At the end of December, we should have our emergency fund fully funded and a small slush fund. At that time, we will increase DH's 401k contribution to 15%. And we will start our new budget (which will include putting money aside each month for our property taxes/insurance and $100/month for each kiddo's 529 plan). In January we will also be starting extra principle payments on our house. It will be a tight budget, I hope we can do it!

Switching gears:
Today I called our home insurance company. Our premium has increased by $684 over the past 2 years. When we bought this house, the premium was $1060. Then a year later I switched insurance companies from AllState to Progressive (switched both auto and home policies). The net of the 2 was a savings of about $600 a year. But our auto was substantially lower and our home insurance increased. Then the next year, our home insurance increased a few hundred more dollars. And now it's at $1744.

I've been going through the paperwork and I noticed that our dwelling coverage seemed overstated, so I called Progressive to ask about lowering that. They told me it was an algorithm that could not be changed, but they went through all the facts about our house and lo and behold the dwelling number was high. So that change brought my insurance down for the year by $146. They are going to pro-rate the difference and send us a check for $75 since we are half-way through our policy.

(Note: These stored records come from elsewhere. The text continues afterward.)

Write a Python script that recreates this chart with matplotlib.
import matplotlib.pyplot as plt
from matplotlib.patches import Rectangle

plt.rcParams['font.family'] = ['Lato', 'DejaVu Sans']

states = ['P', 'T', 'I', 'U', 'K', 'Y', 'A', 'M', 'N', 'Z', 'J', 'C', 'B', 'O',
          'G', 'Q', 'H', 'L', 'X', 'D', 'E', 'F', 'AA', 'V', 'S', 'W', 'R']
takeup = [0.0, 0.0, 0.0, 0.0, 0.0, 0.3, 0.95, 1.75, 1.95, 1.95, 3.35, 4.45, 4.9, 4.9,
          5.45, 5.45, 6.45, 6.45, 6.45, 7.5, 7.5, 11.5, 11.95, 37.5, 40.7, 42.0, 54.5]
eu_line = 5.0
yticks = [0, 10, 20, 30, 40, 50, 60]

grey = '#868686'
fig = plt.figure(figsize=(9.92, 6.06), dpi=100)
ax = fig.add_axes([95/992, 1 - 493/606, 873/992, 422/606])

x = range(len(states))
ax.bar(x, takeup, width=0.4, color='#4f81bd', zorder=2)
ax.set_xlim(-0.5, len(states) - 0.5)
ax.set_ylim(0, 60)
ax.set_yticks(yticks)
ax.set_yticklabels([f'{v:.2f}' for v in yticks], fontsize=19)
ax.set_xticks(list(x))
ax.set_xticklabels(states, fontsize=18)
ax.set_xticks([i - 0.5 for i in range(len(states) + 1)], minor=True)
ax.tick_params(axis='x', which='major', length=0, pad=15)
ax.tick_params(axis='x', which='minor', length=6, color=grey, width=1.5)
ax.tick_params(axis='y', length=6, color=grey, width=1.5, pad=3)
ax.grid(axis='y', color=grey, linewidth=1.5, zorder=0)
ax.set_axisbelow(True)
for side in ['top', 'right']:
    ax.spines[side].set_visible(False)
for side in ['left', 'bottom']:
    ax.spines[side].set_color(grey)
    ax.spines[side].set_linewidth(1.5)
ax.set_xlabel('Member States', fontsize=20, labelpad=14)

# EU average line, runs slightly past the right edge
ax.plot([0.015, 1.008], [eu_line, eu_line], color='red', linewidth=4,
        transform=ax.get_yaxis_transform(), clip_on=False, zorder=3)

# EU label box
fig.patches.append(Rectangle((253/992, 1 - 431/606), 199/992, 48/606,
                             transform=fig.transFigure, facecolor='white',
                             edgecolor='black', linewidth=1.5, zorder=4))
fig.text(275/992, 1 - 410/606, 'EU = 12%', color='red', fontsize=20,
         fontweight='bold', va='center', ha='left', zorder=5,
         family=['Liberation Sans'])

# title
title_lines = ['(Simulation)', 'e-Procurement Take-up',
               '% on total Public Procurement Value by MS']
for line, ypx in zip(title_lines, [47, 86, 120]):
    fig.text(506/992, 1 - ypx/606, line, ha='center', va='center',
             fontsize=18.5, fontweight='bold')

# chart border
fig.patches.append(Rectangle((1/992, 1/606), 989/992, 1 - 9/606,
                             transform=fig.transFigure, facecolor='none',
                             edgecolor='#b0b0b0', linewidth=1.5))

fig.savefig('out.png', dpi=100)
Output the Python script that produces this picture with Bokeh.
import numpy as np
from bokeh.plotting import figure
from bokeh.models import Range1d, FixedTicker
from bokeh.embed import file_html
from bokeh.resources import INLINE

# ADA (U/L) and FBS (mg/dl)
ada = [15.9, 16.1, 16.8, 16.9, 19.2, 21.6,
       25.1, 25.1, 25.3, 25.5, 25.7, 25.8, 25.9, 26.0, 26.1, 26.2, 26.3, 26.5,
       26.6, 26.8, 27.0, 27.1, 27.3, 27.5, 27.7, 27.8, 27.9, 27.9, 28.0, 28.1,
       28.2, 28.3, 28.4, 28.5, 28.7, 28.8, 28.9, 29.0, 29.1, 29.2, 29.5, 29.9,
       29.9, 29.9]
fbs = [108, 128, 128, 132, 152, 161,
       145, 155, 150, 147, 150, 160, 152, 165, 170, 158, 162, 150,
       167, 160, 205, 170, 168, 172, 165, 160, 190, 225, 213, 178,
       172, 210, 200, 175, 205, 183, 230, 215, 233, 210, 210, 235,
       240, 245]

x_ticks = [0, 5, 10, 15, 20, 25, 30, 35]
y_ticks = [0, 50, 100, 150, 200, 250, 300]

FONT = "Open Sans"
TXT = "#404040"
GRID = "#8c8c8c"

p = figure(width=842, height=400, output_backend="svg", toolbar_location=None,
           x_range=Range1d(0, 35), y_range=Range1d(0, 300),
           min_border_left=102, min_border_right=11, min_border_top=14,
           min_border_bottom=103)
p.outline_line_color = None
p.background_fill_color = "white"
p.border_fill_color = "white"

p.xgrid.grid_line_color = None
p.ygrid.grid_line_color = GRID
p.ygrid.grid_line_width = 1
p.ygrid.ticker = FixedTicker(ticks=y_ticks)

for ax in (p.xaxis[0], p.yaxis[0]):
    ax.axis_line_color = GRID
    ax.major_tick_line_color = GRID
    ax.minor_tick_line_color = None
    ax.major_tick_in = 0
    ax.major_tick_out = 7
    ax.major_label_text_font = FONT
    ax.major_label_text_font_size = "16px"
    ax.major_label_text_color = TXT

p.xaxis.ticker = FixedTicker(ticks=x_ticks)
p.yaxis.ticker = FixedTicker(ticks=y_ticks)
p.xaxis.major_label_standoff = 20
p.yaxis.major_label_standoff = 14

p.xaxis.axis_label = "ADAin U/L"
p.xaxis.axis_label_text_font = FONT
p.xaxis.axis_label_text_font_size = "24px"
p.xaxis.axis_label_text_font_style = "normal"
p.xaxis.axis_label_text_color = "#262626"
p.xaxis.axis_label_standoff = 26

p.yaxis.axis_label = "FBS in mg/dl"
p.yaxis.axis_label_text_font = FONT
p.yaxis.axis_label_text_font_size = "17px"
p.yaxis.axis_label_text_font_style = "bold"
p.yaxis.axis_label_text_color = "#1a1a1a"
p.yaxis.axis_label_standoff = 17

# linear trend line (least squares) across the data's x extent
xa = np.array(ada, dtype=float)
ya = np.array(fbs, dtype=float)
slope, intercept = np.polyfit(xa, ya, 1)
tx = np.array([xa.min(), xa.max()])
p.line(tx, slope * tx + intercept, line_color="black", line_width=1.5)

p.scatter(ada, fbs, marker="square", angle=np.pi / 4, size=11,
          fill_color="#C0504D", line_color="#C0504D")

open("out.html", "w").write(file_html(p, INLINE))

But, I've done some online quotes from other insurance companies and those quotes are still coming in closer to the $1100 a year. I know if we switch our homeowners policy, our auto insurance policy will go up since we a discount for having both together. I guess I need to price out what the net difference would be in switching. I think our home insurance is still about $500 higher than it could be.

It seems like such a pain to keep pricing our insurance...does anyone do this every few years? Or do you stick with the insurance you have?